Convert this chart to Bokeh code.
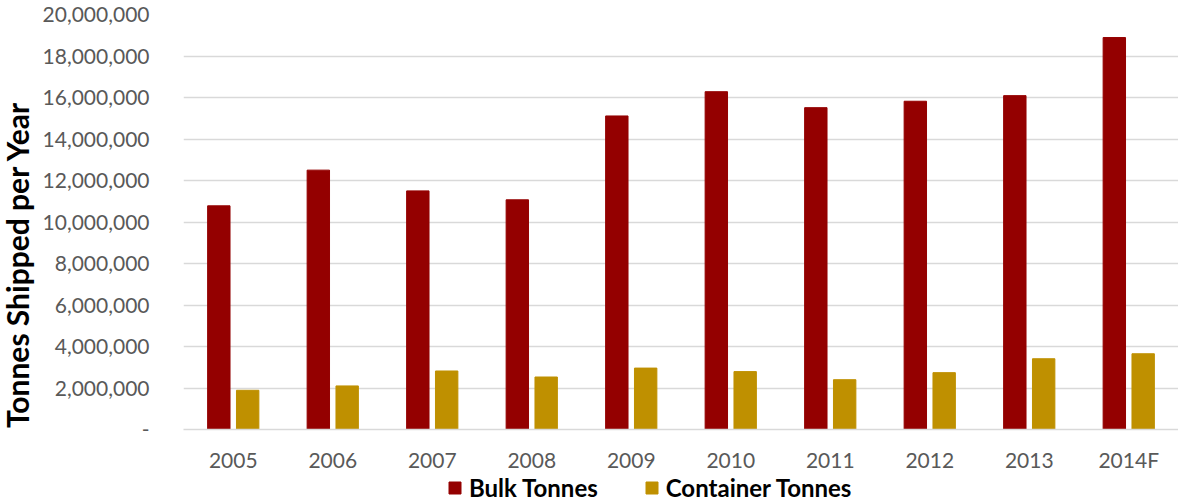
import math
from bokeh.plotting import figure
from bokeh.layouts import column, row
from bokeh.models import (ColumnDataSource, FactorRange, Range1d, Legend, LegendItem,
                          Label, NumeralTickFormatter, FixedTicker)
from bokeh.transform import dodge
from bokeh.embed import file_html
from bokeh.resources import INLINE

# Annual tonnage shipped (2014 is a forecast)
years = ["2005", "2006", "2007", "2008", "2009", "2010", "2011", "2012", "2013", "2014F"]
bulk_tonnes = [10780000, 12500000, 11500000, 11070000, 15110000, 16280000,
               15510000, 15820000, 16090000, 18890000]
container_tonnes = [1890000, 2100000, 2820000, 2530000, 2960000, 2790000,
                    2400000, 2740000, 3410000, 3650000]
y_ticks = [0, 2000000, 4000000, 6000000, 8000000, 10000000,
           12000000, 14000000, 16000000, 18000000, 20000000]
series = [("bulk", "Bulk Tonnes"), ("container", "Container Tonnes")]

BULK = "#940000"
CONTAINER = "#BF9000"
COLORS = {"bulk": BULK, "container": CONTAINER}
OFFSETS = {"bulk": -0.145, "container": 0.145}
GRID = "#D9D9D9"
TEXT = "#595959"
FONT = "Lato"

TITLE_W = 36
MAIN_H = 474


def bare(fig):
    fig.outline_line_color = None
    fig.background_fill_color = "white"
    fig.border_fill_color = "white"
    fig.axis.visible = False
    fig.grid.visible = False
    return fig


src = ColumnDataSource(dict(year=years, bulk=bulk_tonnes, container=container_tonnes))

# --- main bar chart ---
p = figure(width=1178 - TITLE_W, height=MAIN_H, x_range=FactorRange(*years),
           y_range=Range1d(0, 20000000), output_backend="svg",
           toolbar_location=None, min_border_left=183 - TITLE_W, min_border_right=0,
           min_border_top=14, min_border_bottom=44)
p.outline_line_color = None
p.background_fill_color = "white"
p.border_fill_color = "white"

for key, _ in series:
    p.vbar(x=dodge("year", OFFSETS[key], range=p.x_range), top=key, width=0.225,
           source=src, fill_color=COLORS[key], line_color=COLORS[key])

# y axis: comma-grouped values, dash at zero
p.yaxis.ticker = FixedTicker(ticks=y_ticks)
p.yaxis.formatter = NumeralTickFormatter(format="0,0")
p.yaxis.major_label_overrides = {0: "-"}
p.yaxis.axis_line_color = None
p.yaxis.major_tick_line_color = None
p.yaxis.minor_tick_line_color = None
p.yaxis.major_label_standoff = 28
p.yaxis.major_label_text_font = FONT
p.yaxis.major_label_text_font_size = "21px"
p.yaxis.major_label_text_color = TEXT

p.xaxis.axis_line_color = GRID
p.xaxis.axis_line_width = 1.5
p.xaxis.major_tick_line_color = None
p.xaxis.minor_tick_line_color = None
p.xaxis.major_label_standoff = 11
p.xaxis.major_label_text_font = FONT
p.xaxis.major_label_text_font_size = "21px"
p.xaxis.major_label_text_color = TEXT

p.xgrid.grid_line_color = None
p.ygrid.grid_line_color = GRID
p.ygrid.grid_line_width = 1.5

# --- vertical axis title strip ---
t = bare(figure(width=TITLE_W, height=MAIN_H, x_range=Range1d(0, 1), y_range=Range1d(0, 1),
                output_backend="svg", toolbar_location=None,
                min_border_left=0, min_border_right=0, min_border_top=0, min_border_bottom=0))
t.add_layout(Label(x=16, y=165, x_units="screen", y_units="screen",
                   text="Tonnes Shipped per Year", angle=math.pi / 2,
                   text_align="center", text_baseline="middle",
                   text_font=FONT, text_font_style="bold", text_font_size="30px",
                   text_color="black"))

# --- legend strip (hidden series supply the swatches) ---
lg = bare(figure(width=1178, height=502 - MAIN_H, x_range=FactorRange(*years),
                 y_range=Range1d(0, 1), output_backend="svg", toolbar_location=None,
                 min_border_left=0, min_border_right=0, min_border_top=0, min_border_bottom=0))
items = []
for key, name in series:
    r = lg.vbar(x="year", top=key, width=0.225, source=src,
                fill_color=COLORS[key], line_color=COLORS[key], visible=False)
    items.append(LegendItem(label=name, renderers=[r]))
legend = Legend(items=items, orientation="horizontal", location=(447, 0),
                glyph_width=15, glyph_height=15, label_standoff=7, spacing=46,
                padding=0, margin=0, border_line_color=None,
                background_fill_alpha=0, inactive_fill_alpha=0,
                label_text_font=FONT, label_text_font_style="bold",
                label_text_font_size="24px", label_text_color="black")
lg.add_layout(legend)

layout = column(row(t, p), lg)
open("out.html", "w").write(file_html(layout, INLINE))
---
Scan the material above. Extract every line in which the word "chart" occurs.

▸ **RESULT BELOW**
Convert this chart to Bokeh code.
# --- main bar chart ---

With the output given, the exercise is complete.